The trial became a major political event. At its conclusion, the judge told Warren: "you are no martyr … You thought you could flout the law. You were wrong." Warren replied: "The only conspiracy was between the government, the employers and the police." The Shrewsbury Two then became a cause célèbre in a long-running campaign to have them freed.

The application to the CCRC by the solicitors, Bindmans, is based on four years of work by researcher Eileen Turnbull. It will claim that the Conservative government interfered with the judicial process by encouraging the prosecutions to deter effective picketing, then a standard process in industrial disputes. Turnbull said that she used the National Archives at Kew to uncover details of the decision-making process in the prosecution.

"There is a lot of material and we are very optimistic that we will finally be able to overturn what we believe is a miscarriage of justice," she said. The legal submission claims that the trials were an "abuse of process" and the convictions should be quashed by the court of appeal.

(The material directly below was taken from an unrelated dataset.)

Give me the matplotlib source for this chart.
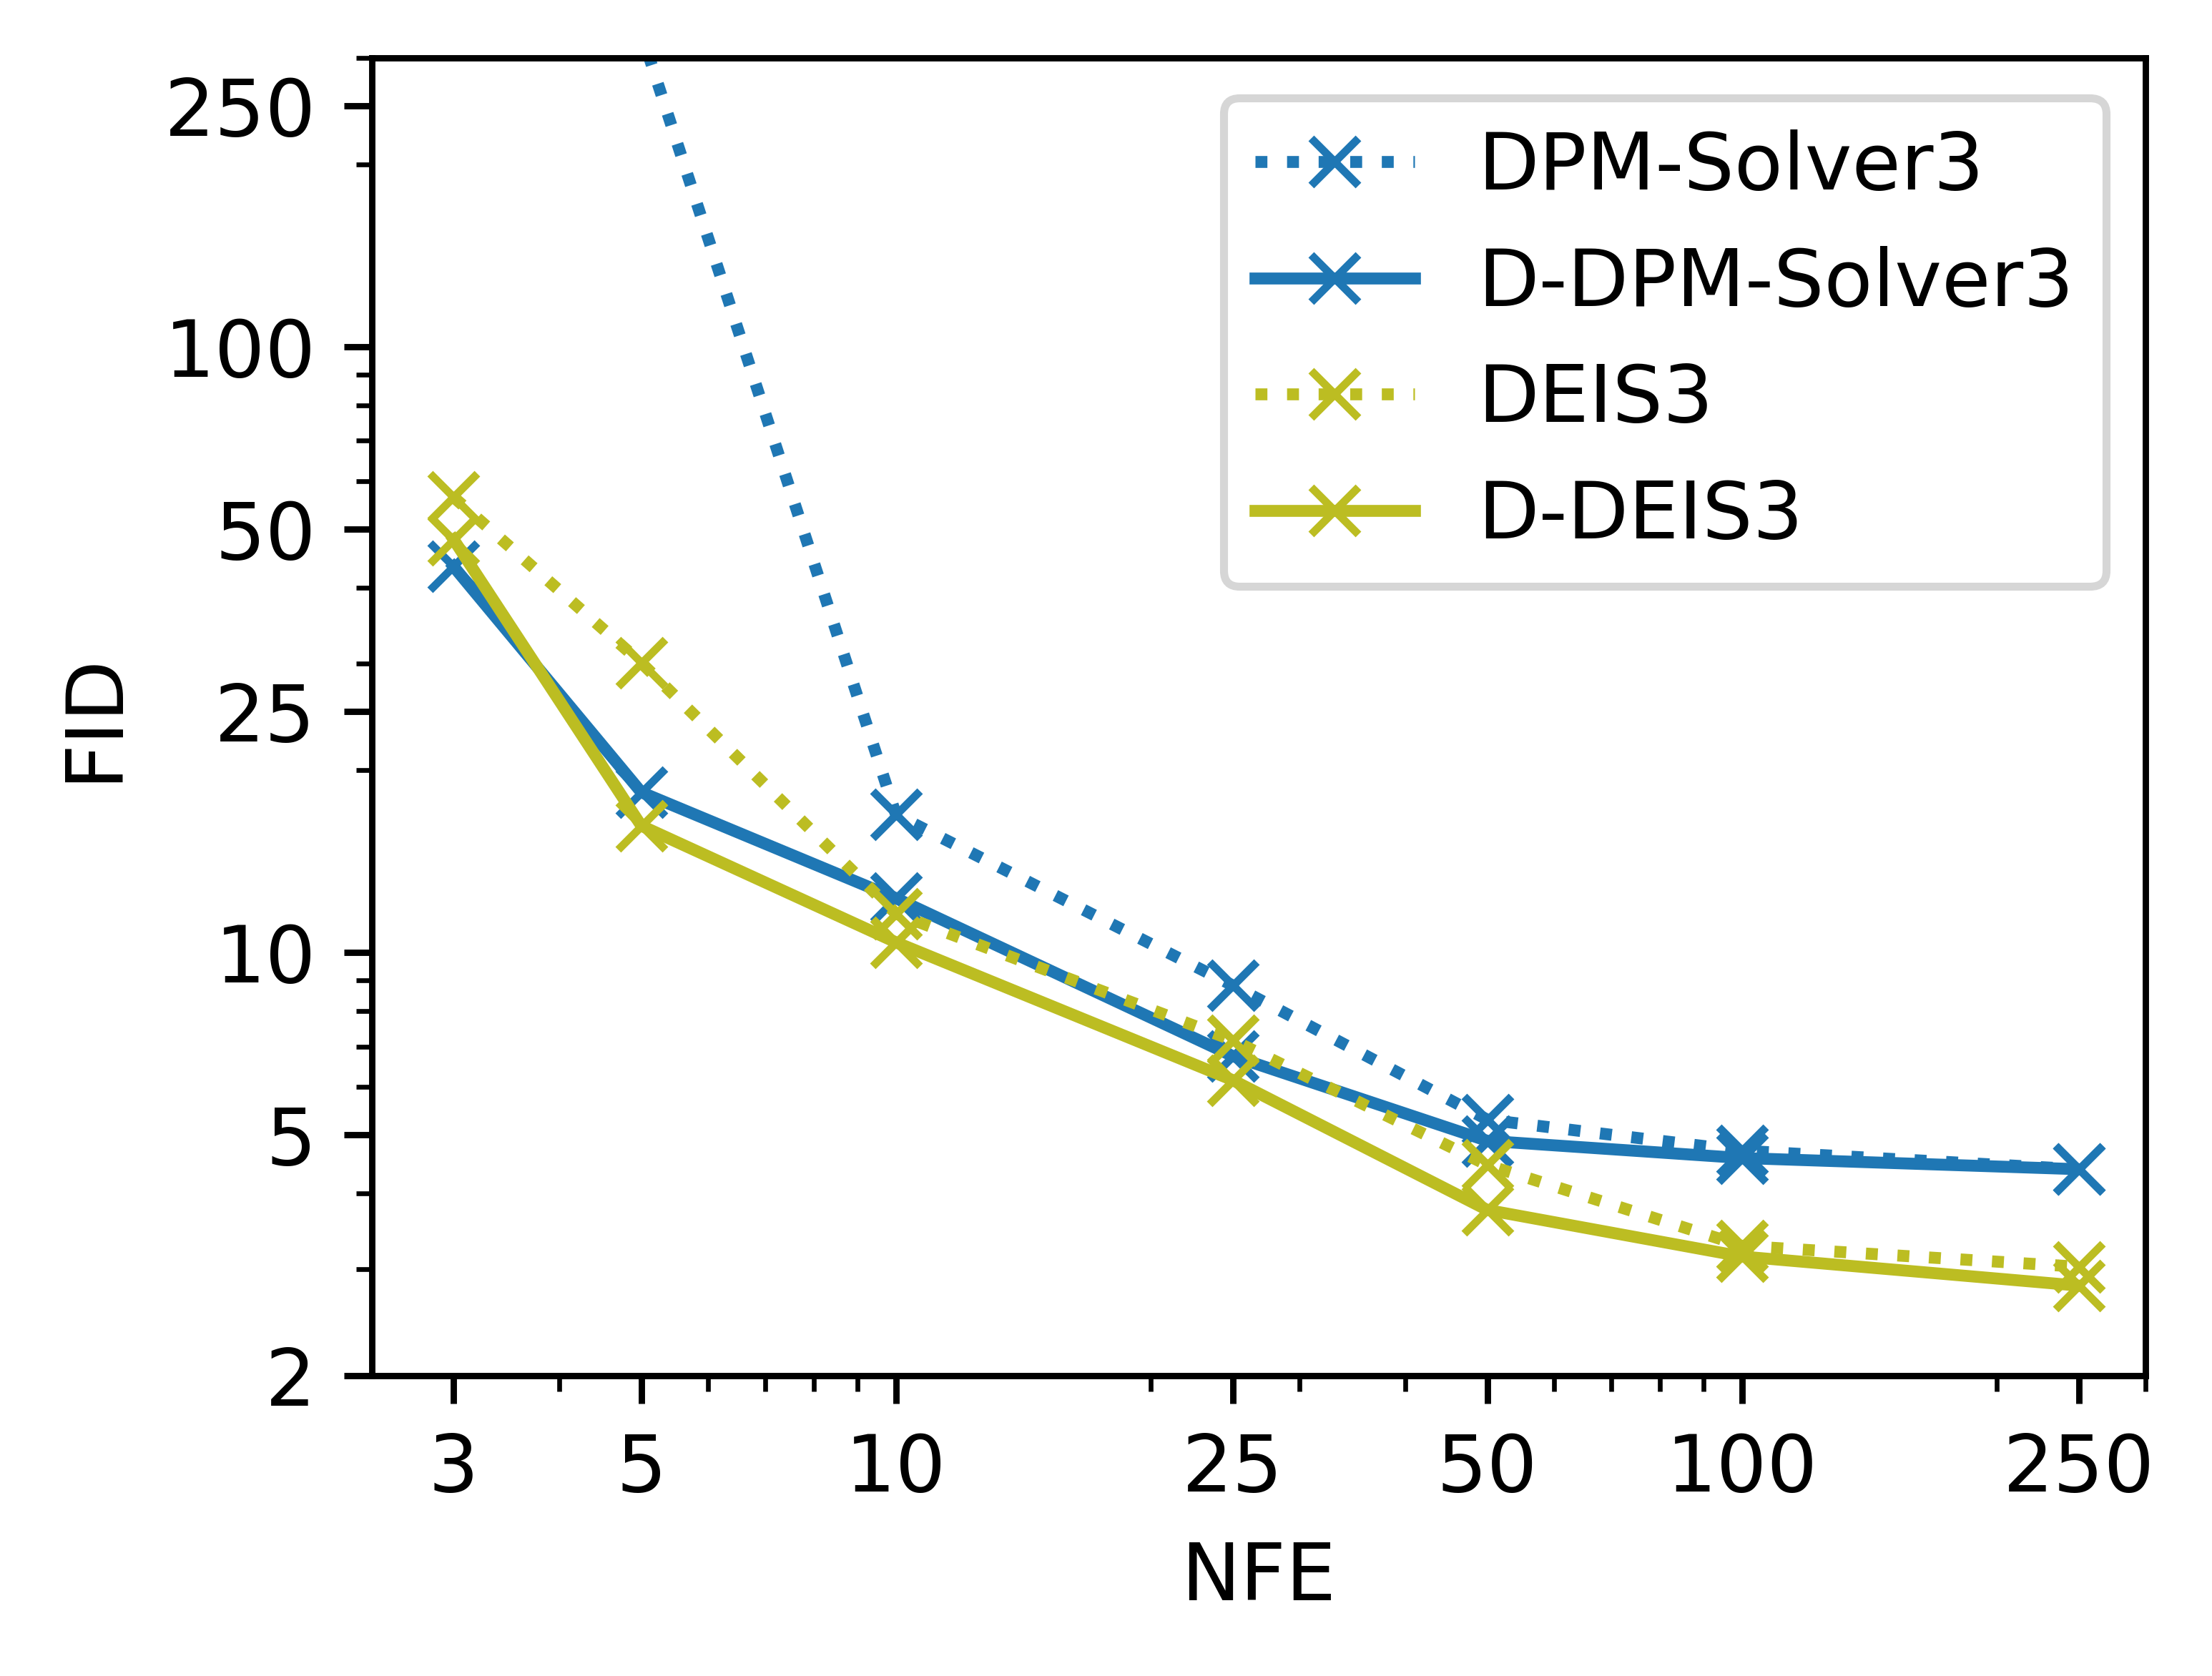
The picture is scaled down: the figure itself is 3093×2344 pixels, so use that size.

The CCRC has the power to refer such cases to the court of appeal.

At the time of the dispute, there were strong connections between leaders of the construction industry and the Conservative party. The strike was regarded by the Conservative government as a crucial challenge to their authority and was seen as part of the build-up to the later confrontation between the government and unions which culminated in the miners' strike in 1984.

"There was a conspiracy but it was not amongst building workers," said Terry Renshaw, a convicted picket. "It was between the building industry bosses and the Tory government. The picketing on the day that the alleged incidents took place was peaceful – in fact, when we got on the coach to go home the police complimented us on our behaviour. It is important that we continue the fight to clear our names and correct this injustice."